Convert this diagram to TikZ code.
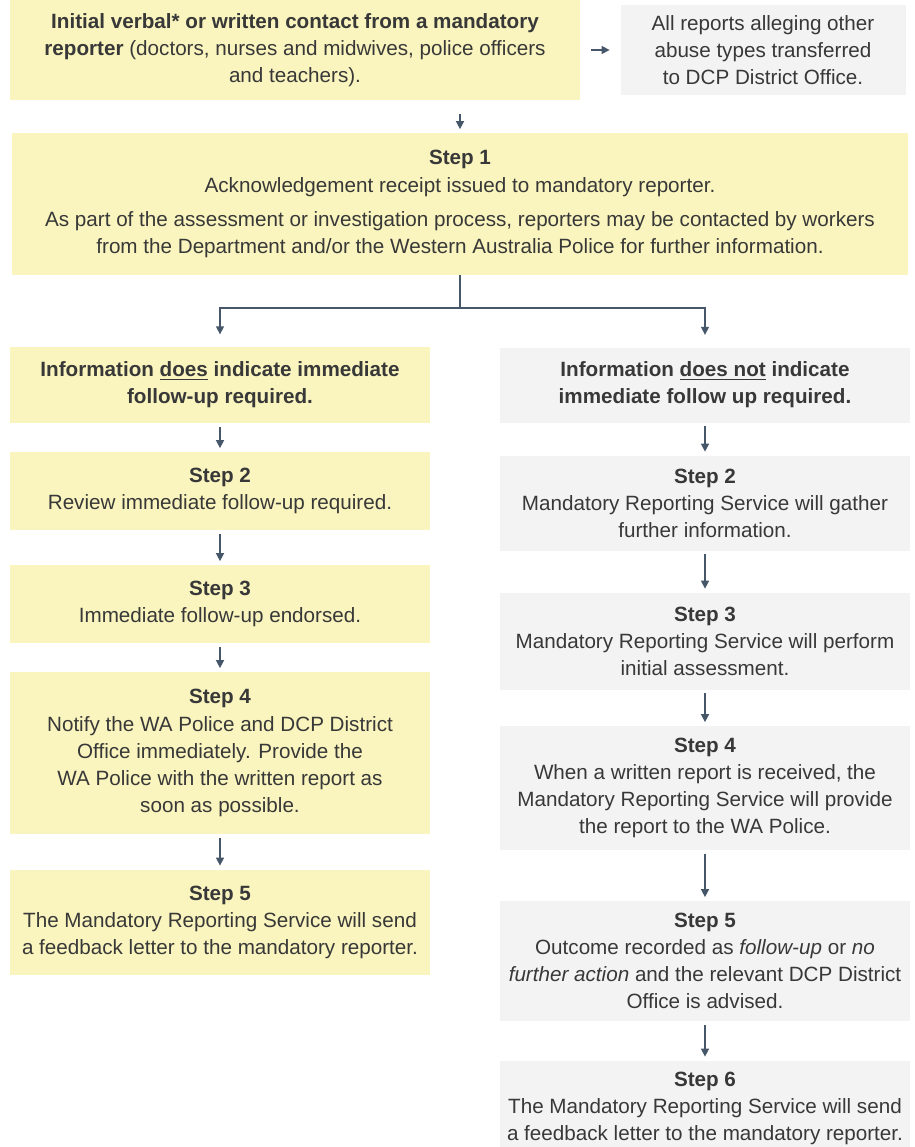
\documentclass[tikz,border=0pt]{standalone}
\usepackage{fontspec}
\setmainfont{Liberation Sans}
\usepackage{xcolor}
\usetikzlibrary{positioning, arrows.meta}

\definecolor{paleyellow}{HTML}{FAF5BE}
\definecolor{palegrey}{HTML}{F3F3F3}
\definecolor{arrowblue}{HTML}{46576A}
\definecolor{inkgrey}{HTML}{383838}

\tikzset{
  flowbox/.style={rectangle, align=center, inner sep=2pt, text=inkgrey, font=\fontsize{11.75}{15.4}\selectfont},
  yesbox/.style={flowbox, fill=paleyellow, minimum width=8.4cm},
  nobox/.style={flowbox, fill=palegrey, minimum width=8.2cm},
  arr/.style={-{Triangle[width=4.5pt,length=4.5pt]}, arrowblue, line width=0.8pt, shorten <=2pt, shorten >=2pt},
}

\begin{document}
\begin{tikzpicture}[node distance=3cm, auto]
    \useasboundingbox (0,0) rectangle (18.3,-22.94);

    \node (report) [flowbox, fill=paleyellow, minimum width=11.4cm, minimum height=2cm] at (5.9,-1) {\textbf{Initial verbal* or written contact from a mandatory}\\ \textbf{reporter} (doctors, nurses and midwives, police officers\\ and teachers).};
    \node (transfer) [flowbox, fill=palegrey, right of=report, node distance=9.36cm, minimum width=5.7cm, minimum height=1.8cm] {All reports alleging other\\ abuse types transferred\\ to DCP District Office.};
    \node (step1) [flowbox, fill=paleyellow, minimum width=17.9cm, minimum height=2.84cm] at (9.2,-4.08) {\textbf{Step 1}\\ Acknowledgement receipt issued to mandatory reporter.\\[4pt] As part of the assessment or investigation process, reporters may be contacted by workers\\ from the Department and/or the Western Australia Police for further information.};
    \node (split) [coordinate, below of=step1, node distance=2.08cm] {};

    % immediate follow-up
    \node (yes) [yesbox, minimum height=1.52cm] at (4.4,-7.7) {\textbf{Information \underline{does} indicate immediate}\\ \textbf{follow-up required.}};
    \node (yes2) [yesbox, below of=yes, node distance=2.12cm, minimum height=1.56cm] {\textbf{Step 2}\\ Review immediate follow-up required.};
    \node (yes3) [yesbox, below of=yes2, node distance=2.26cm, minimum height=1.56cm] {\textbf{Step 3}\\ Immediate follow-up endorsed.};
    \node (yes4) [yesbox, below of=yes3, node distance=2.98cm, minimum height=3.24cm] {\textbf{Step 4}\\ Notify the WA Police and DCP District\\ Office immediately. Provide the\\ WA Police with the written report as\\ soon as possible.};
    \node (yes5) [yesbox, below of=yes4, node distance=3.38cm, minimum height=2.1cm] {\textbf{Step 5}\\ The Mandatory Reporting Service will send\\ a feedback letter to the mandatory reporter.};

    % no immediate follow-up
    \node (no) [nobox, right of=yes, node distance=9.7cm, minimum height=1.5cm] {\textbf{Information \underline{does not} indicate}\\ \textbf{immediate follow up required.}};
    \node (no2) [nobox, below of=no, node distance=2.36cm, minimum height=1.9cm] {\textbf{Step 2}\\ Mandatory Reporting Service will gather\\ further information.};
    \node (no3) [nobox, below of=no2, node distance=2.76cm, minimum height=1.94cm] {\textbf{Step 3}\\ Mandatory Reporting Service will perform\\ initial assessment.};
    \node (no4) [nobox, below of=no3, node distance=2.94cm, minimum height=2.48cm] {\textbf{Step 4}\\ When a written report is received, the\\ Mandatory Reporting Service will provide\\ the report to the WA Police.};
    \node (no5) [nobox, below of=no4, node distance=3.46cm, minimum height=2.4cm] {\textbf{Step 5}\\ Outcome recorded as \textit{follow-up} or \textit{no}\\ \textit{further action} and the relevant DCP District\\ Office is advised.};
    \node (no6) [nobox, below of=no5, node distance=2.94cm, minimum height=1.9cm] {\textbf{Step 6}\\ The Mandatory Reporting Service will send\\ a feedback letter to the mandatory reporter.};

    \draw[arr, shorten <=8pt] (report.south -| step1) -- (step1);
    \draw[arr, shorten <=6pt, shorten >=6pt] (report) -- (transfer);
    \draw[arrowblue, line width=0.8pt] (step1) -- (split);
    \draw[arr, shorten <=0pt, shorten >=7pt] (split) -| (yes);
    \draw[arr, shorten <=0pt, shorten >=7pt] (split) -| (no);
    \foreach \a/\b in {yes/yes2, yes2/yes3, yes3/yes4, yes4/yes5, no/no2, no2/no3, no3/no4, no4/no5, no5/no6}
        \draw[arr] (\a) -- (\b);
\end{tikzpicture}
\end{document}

> [Exercise task] Please write out all of the material above without changing a word, and omit any pictures.

> [Expected answer]
Convert this diagram to TikZ code.
\documentclass[tikz,border=0pt]{standalone}
\usepackage{fontspec}
\setmainfont{Liberation Sans}
\usepackage{xcolor}
\usetikzlibrary{positioning, arrows.meta}

\definecolor{paleyellow}{HTML}{FAF5BE}
\definecolor{palegrey}{HTML}{F3F3F3}
\definecolor{arrowblue}{HTML}{46576A}
\definecolor{inkgrey}{HTML}{383838}

\tikzset{
  flowbox/.style={rectangle, align=center, inner sep=2pt, text=inkgrey, font=\fontsize{11.75}{15.4}\selectfont},
  yesbox/.style={flowbox, fill=paleyellow, minimum width=8.4cm},
  nobox/.style={flowbox, fill=palegrey, minimum width=8.2cm},
  arr/.style={-{Triangle[width=4.5pt,length=4.5pt]}, arrowblue, line width=0.8pt, shorten <=2pt, shorten >=2pt},
}

\begin{document}
\begin{tikzpicture}[node distance=3cm, auto]
    \useasboundingbox (0,0) rectangle (18.3,-22.94);

    \node (report) [flowbox, fill=paleyellow, minimum width=11.4cm, minimum height=2cm] at (5.9,-1) {\textbf{Initial verbal* or written contact from a mandatory}\\ \textbf{reporter} (doctors, nurses and midwives, police officers\\ and teachers).};
    \node (transfer) [flowbox, fill=palegrey, right of=report, node distance=9.36cm, minimum width=5.7cm, minimum height=1.8cm] {All reports alleging other\\ abuse types transferred\\ to DCP District Office.};
    \node (step1) [flowbox, fill=paleyellow, minimum width=17.9cm, minimum height=2.84cm] at (9.2,-4.08) {\textbf{Step 1}\\ Acknowledgement receipt issued to mandatory reporter.\\[4pt] As part of the assessment or investigation process, reporters may be contacted by workers\\ from the Department and/or the Western Australia Police for further information.};
    \node (split) [coordinate, below of=step1, node distance=2.08cm] {};

    % immediate follow-up
    \node (yes) [yesbox, minimum height=1.52cm] at (4.4,-7.7) {\textbf{Information \underline{does} indicate immediate}\\ \textbf{follow-up required.}};
    \node (yes2) [yesbox, below of=yes, node distance=2.12cm, minimum height=1.56cm] {\textbf{Step 2}\\ Review immediate follow-up required.};
    \node (yes3) [yesbox, below of=yes2, node distance=2.26cm, minimum height=1.56cm] {\textbf{Step 3}\\ Immediate follow-up endorsed.};
    \node (yes4) [yesbox, below of=yes3, node distance=2.98cm, minimum height=3.24cm] {\textbf{Step 4}\\ Notify the WA Police and DCP District\\ Office immediately. Provide the\\ WA Police with the written report as\\ soon as possible.};
    \node (yes5) [yesbox, below of=yes4, node distance=3.38cm, minimum height=2.1cm] {\textbf{Step 5}\\ The Mandatory Reporting Service will send\\ a feedback letter to the mandatory reporter.};

    % no immediate follow-up
    \node (no) [nobox, right of=yes, node distance=9.7cm, minimum height=1.5cm] {\textbf{Information \underline{does not} indicate}\\ \textbf{immediate follow up required.}};
    \node (no2) [nobox, below of=no, node distance=2.36cm, minimum height=1.9cm] {\textbf{Step 2}\\ Mandatory Reporting Service will gather\\ further information.};
    \node (no3) [nobox, below of=no2, node distance=2.76cm, minimum height=1.94cm] {\textbf{Step 3}\\ Mandatory Reporting Service will perform\\ initial assessment.};
    \node (no4) [nobox, below of=no3, node distance=2.94cm, minimum height=2.48cm] {\textbf{Step 4}\\ When a written report is received, the\\ Mandatory Reporting Service will provide\\ the report to the WA Police.};
    \node (no5) [nobox, below of=no4, node distance=3.46cm, minimum height=2.4cm] {\textbf{Step 5}\\ Outcome recorded as \textit{follow-up} or \textit{no}\\ \textit{further action} and the relevant DCP District\\ Office is advised.};
    \node (no6) [nobox, below of=no5, node distance=2.94cm, minimum height=1.9cm] {\textbf{Step 6}\\ The Mandatory Reporting Service will send\\ a feedback letter to the mandatory reporter.};

    \draw[arr, shorten <=8pt] (report.south -| step1) -- (step1);
    \draw[arr, shorten <=6pt, shorten >=6pt] (report) -- (transfer);
    \draw[arrowblue, line width=0.8pt] (step1) -- (split);
    \draw[arr, shorten <=0pt, shorten >=7pt] (split) -| (yes);
    \draw[arr, shorten <=0pt, shorten >=7pt] (split) -| (no);
    \foreach \a/\b in {yes/yes2, yes2/yes3, yes3/yes4, yes4/yes5, no/no2, no2/no3, no3/no4, no4/no5, no5/no6}
        \draw[arr] (\a) -- (\b);
\end{tikzpicture}
\end{document}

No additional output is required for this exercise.